Pabrik baru AALI beroperasi tahun ini



JAKARTA. Kendati penjualan crude palm oil (CPO) atau minyak sawit mentah terus menurun, PT Astra Agro Lestari Tbk (AALI) terus menambah pabrik pengolahan CPO. Saat ini, AALI tengah merampungkan pembangunan pabrik barunya di Kalimantan dengan kapasitas 45 ton per jam. "Target kami pabrik baru ini akan beroperasi di kuartal IV tahun ini," jelas Santosa, Direktur Keuangan AALI, Senin malam (23/8).

Untuk membangun pabrik itu, anak usaha PT Astra International Tbk (ASII) ini akan menghabiskan dana sekitar Rp 180 miliar. Menurut Santosa, pembangunan pabrik tersebut menggunakan anggaran belanja modal tahun ini sebesar Rp 1,3 triliun–Rp 1,4 triliun. Sumber dana, antara lain berasal dari fasilitas kredit HSBC, Standard Chartered Bank, dan OCBC NISP, senilai US$ 94 juta.

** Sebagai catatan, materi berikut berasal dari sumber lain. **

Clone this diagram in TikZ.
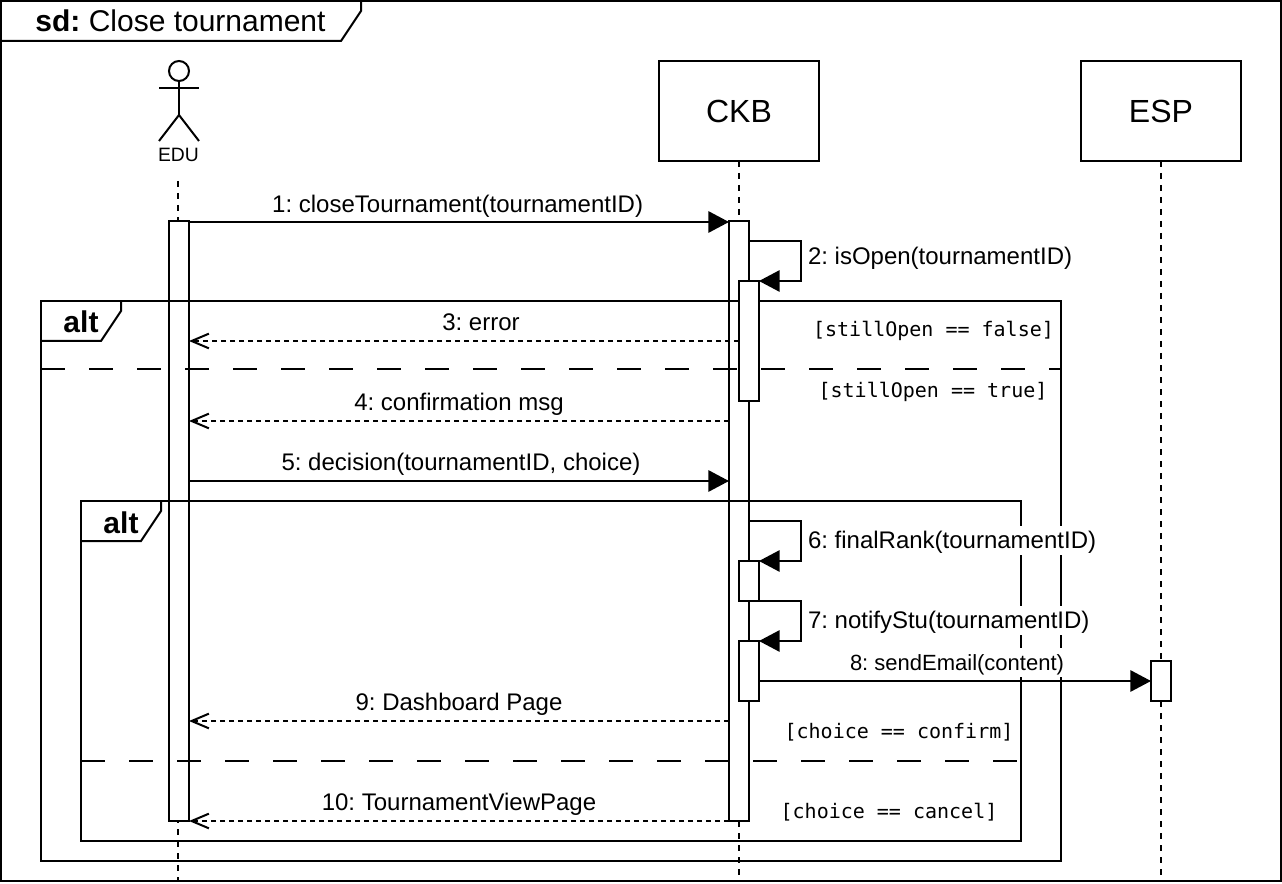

Santosa mengklaim, AALI juga masih memiliki dana internal yang cukup memadai untuk membiayai ekspansinya. Merujuk laporan keuangan di semester I 2010, AALI memiliki dana kas Rp 426 miliar plus saldo laba Rp 5,2 triliun.


Dampak peremajaan pohon

Dengan tambahan pabrik baru tersebut, pada tahun ini AALI bakal mengoperasikan 22 pabrik pengolahan CPO. Seluruh pabrik itu memiliki kapasitas produksi sekitar 1.030 ton per jam.

Meski kapasitas produksi pabrik meningkat, ungkap Santosa, volume produksi CPO AALI belum akan berubah. Soalnya, produksi pohon sawit terus menurun. "Karena tanaman sawit usianya di atas 14 tahun, produksinya menjadi tidak maksimal lagi," katanya.

Penurunan volume produksi sudah terlihat tahun ini. Hingga Juni 2010, volume produksi CPO AALI turun 5,7% jadi 470.993 ton. Ujungnya, penjualan pun turun 3,3% jadi 477.639 ton. Adapun, hingga Juli, volume penjualan turun 2% dibandingkan dengan periode sama tahun lalu menjadi 573.608 ton.

Untungnya, saat produksi turun, harga CPO justru mendaki. Pada periode Januari-Juli, harga rata-rata CPO AALI Rp 6.563 per kilogram (kg), naik 3% daripada harga rata-rata tujuh bulan pertama 2009, sebesar Rp 6.370 per kg.

Di semester I, nilai penjualan CPO mencapai Rp 4,09 triliun, atau 99,7% dari total penjualan AALI, senilai Rp 4,10 triliun. AALI menjual CPO ini ke sejumlah perusahaan, seperti PT Smart Tbk, Salim Ivomas Pratama, dan Wilmar Nabati Indonesia. Khusus penjualan ke Wilmar, per 30 Juni, nilainya mencapai Rp 579,4 miliar, naik tajam dibanding dengan semester I tahun lalu yang hanya Rp 20,7 miliar.

Santosa bilang, demi stabilitas produksi CPO, AALI akan melakukan penanaman kembali (replanting) lahan seluas 2.000 hektare (ha) dari total lahan seluas 265.000 ha. Harapannya, dalam 4 tahun– 5 tahun, tanaman ini sudah berproduksi.

Kendati kinerja perkebunan sawitnya menurun, AALI belum berminat untuk menggenjot usaha perkebunan karet. Tak heran, kontribusi penjualan karet di semester lalu hanya mencapai Rp 824 juta. "Kami masih fokus ke kebun sawit. Sekarang susah cari lahan baru," imbuh Santosa.

Happy Parama, analis Bhakti Securities, menilai, penurunan produksi CPO AALI hanya bersifat sementara. Hal itu terjadi lantaran tanaman sawit milik AALI sudah tua. Namun, dengan program replanting yang sudah berlangsung sejak 2008, Happy memperkirakan, produksi CPO AALI bakal kembali stabil 2 tahun–3 tahun ke depan.

Untuk tahun ini, ia memperkirakan, kinerja AALI tidak akan jauh beda dibandingkan dengan tahun lalu. Meski begitu, ia masih merekomendasikan beli terhadap saham ini, dengan target harga Rp 24.000 per saham. Kemarin (24/8), saham AALI naik 0,2% menjadi Rp 20.100 per saham.